- Born: 23 April 1921 Bramhall, Cheshire, England
- Died: 29 November 2022 (aged 101)
- Occupations: Producer and screenwriter

= Derek Granger =

British producer and screenwriter (1921–2022)

Derek Granger (23 April 1921 – 29 November 2022) was a British film and television producer, and screenwriter. He worked on Brideshead Revisited, A Handful of Dust, and Where Angels Fear to Tread.

== Early life ==
Derek was born in Bramhall, Cheshire, to Winifred (née Ashcroft) and Edgar Granger. When he was 14, the family moved to Eastbourne, where his father managed a chain of confectionery shops. Granger first saw Laurence Olivier as a star in Romeo and Juliet at the New theatre, London, in 1935 when Granger watched the performance. In 1938, after leaving Eastbourne College, Granger joined the Southern Publishing Company as a reporter on the Sussex Daily News and the Evening Argus in Brighton. He was a sub-lieutenant in the Royal Naval Volunteer Reserve establishing himself as a theatre critic when he returned to work for the papers.

== Career ==
In 1952, he was appointed by Laurence Olivier as the Financial Times' newly launched arts pages' first drama critic. In 1958, he worked as a researcher for Granada Television and was the head of plays (1958–61) for Granada Television. As the second producer of Coronation Street (1961–1962), a seven-month strike by Equity members meant that only 13 actors on long-term contracts could appear. When Granger’s ruse of using tall children to deliver milk and post failed to impress the union, he put Dennis Tanner (played by Philip Lowrie), one of Coronation Streets characters in charge of a theatrical agency and filled out scenes with snakes, sea lions, pigeons, dogs and a chimp.

In 1962, he created and produced the sitcom Bulldog Breed (1962), starring Donald Churchill as the disaster-prone Tom Bowler and Amanda Barrie as his girlfriend, Sandra Prentiss. He returned to Coronation Street with the hit spin-off Pardon the Expression (1966) with Leonard Swindley (Arthur Lowe) being relocated to the branch of a national chain store as assistant manager.
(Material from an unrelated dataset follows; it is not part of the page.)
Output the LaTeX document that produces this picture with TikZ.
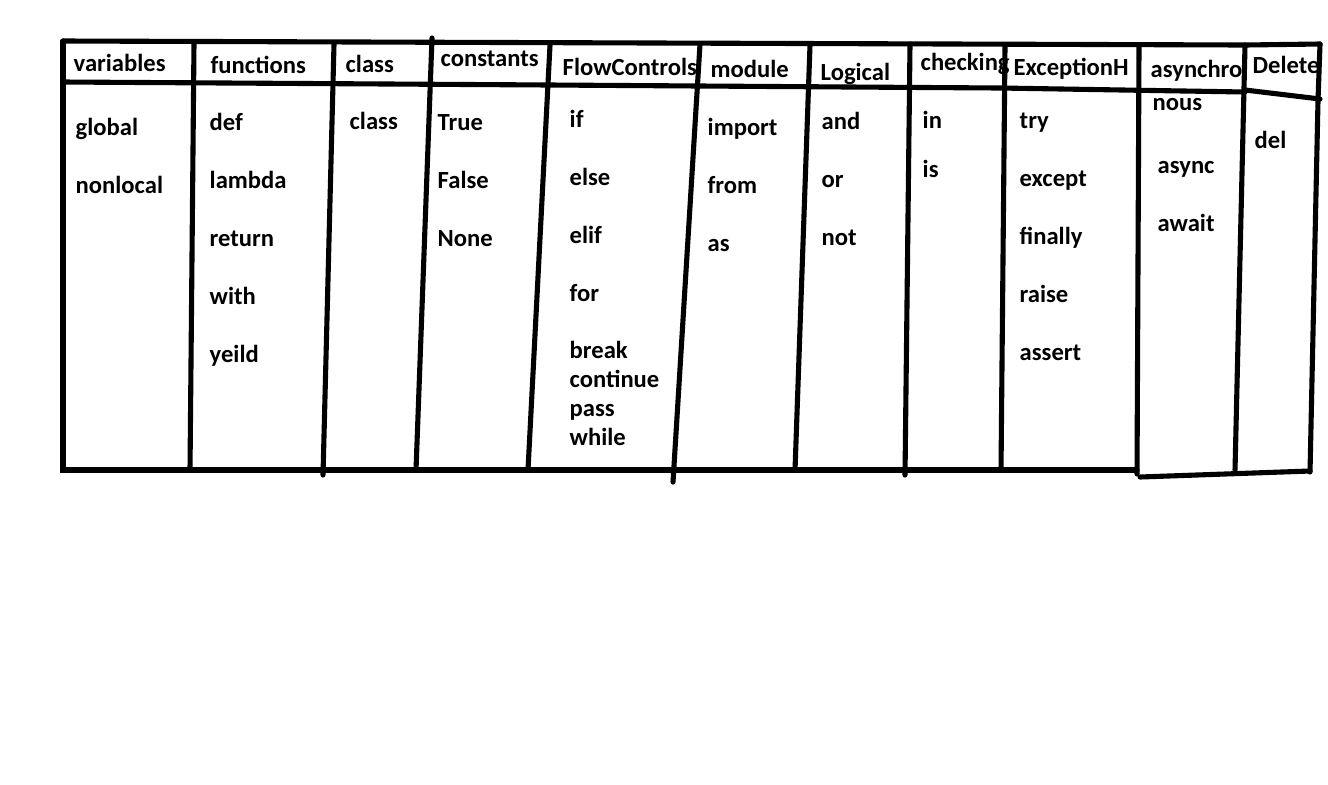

However, Turn Out the Lights (1967), a spin-off of the spin-off, with Swindley as a ghost hunter, bombed.

In 1964, Granger executive produced World in Action which featured Seven Up! which in turn featured seven year olds with Michael Apted, who was the show's researcher who would subsequently visit as director of stand-alone programmes every seven years to chart the ups and downs of their lives and presented Granada’s regional programme Cinema during 1964 and 1965. He later in 1968 produce music programmes and executive produced of two drama series, The Inside Man (1969), about a psychiatrist-criminologist, and Wicked Women (1970), the stories of female Victorian criminals for the new London ITV company LWT.

From 1969 to 1972, Granger was Olivier's, who was artistic director at the National Theatre, literary consultant. He then made the Bafta award-winning Country Matters (1972–73), based on stories by H. E. Bates and A. E. Coppard, the anthology series Laurence Olivier Presents (1976–78) for Granada, which he co-produced with Olivier, featuring six plays of the actor’s choice, all but one starring him. They included Tennessee Williams’s Cat on a Hot Tin Roof and Harold Pinter’s The Collection. He made in 1981, Brideshead Revisited starring Jeremy Irons and Laurence Olivier. He made two literary film adaptations with Sturridge such as A Handful of Dust (1988) and Where Angels Fear to Tread (1991) after leaving Granda in 1982.

== Later life and death ==
Granger entered a civil partnership with his partner from 1949 and interior director, Kenneth Partridge in 2006 until Partridge's death in 2015. Granger died on 29 November 2022.